To assess whether the socio-economic status
of students affect their behaviours in the school.
4.
To ascertain the impact of deviant
behaviours on students academic performance.
1.5
Research
Questions
The following research questions were asked
in this study:
1.
Does ethnic background influence students’
behaviours at school?
2.
Does religious background influence
students’ attitudes at school?
3.
To what extent do students’ socio-economic
status affect their overall behaviours in the tertiary institutions?
4.
To what extent does deviant behaviour impact
on students’ academic performance.
1.6
Research
Hypotheses
The following hypotheses stated in the null
terms are developed to guide the study:
1.
There is no significant influence of
ethnicity on the behaviour of students at University of Lagos.
2.
There is no significant influence of
religion on students’ attitude at University
of Lagos.
3.
There is no significant impact of
socio-economic status on students academic performance at school.
4.
Students’ deviant behaviour will not
significantly impact on their learning activities at school.
1.7
Significance
of the Study
This study will focus on the beneficial of
the following individuals:
(1)
The
Students:
The findings and recommendations of this study will be of great benefit to the
students who would be enlightened concerning the character they should put
across in the society.
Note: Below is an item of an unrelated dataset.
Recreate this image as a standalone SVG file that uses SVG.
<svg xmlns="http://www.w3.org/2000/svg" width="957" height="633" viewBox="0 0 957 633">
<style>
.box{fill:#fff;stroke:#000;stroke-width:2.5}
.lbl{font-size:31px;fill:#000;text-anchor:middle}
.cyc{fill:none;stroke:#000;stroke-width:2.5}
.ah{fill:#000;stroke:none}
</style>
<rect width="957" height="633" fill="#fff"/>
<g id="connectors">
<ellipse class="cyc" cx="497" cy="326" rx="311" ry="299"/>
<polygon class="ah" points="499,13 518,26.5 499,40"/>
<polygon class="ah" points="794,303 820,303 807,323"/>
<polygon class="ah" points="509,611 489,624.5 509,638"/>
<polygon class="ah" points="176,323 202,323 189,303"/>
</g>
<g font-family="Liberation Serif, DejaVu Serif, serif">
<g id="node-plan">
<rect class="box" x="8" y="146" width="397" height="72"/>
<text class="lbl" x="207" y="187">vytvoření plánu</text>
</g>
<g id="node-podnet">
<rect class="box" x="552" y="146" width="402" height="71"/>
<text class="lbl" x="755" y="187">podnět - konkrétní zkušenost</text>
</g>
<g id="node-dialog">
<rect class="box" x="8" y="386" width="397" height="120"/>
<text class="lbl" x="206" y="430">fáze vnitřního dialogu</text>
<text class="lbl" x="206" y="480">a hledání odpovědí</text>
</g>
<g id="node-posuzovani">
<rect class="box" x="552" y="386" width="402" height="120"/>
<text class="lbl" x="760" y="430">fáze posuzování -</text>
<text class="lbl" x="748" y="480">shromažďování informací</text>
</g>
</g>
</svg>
This study will also afford the students, the
opportunity to know the effects of deviant behaviours. This study will also
lead them to avoid those behaviours labelled as deviant in the society. With
the recommendations of the study, students would be able to identify the
attributes of deviants. This study will also assist students at all levels to
stop the use of cell phones and watching of blue films in the classroom when
lesson is going on. The reason being that it makes students to loose
concentration in the class thereby affecting learning.
(2)
Teachers: Would be
beneficiaries of this study, because, the study will afford them the golden
opportunity of knowing how to detect students who exhibit deviant behaviour and
how to tackle them or remedy them. With the findings and recommendations of
this study, teachers would be able to know those activities that would enable
them to remedy the bad behaviour of the students who are under their care.
(3)
The School Authorities: With the
recommendations of this study, the school authorities would be able to solve
the problem of deviation of students or adolescents in our tertiary
institutions. This study also, will recommend to the school authorities all it
takes to arrest the dwindling or negative behaviours of students in our schools
and the society at large. Though some school do not allow the use of cell
phones and other P3 equipment in schools, but some students smuggled them into
the classroom and used them to disturb learning in the classroom. Schools
should be more restricted and punished any child found in the classroom with
any of this equipment that can distract attention in the classroom while the
lesson is going on.
(4)
Government: Government
would be opportuned to gather information concerning adolescents’ deviation in
the society. It will be of great help to the government, if this study is
completed. This is because, it will afford the government the opportunity to
know how to go about solving the society’s problems which is mostly on youths.
(5)
The
Parents:
Parents would also benefit from this study because, it will enable them to be
able to know the characters of their children and wards and how to go about
solving the perceived problems. No doubt, deviant behaviour of the youths has
been one of the major problems of the society, and government is interested in
solving the problems of youth restiveness in the society. Therefore, government
will collaborate with parents and teachers to solve this problem of deviance
amongst the youths in our schools and homes. They should observe their children
and wards on the use of cell phones especially in the schools because of its
negative effect on learning.
(6)
Not only that, the society will be able to
benefit from this study, because it will help it to know or identify the
problems of deviation amongst the youths and how to help in solving it.
1.8
Scope of
the Study
This study examines the impact of deviant
behaviours among students in Mainland Local Government Area of Lagos State.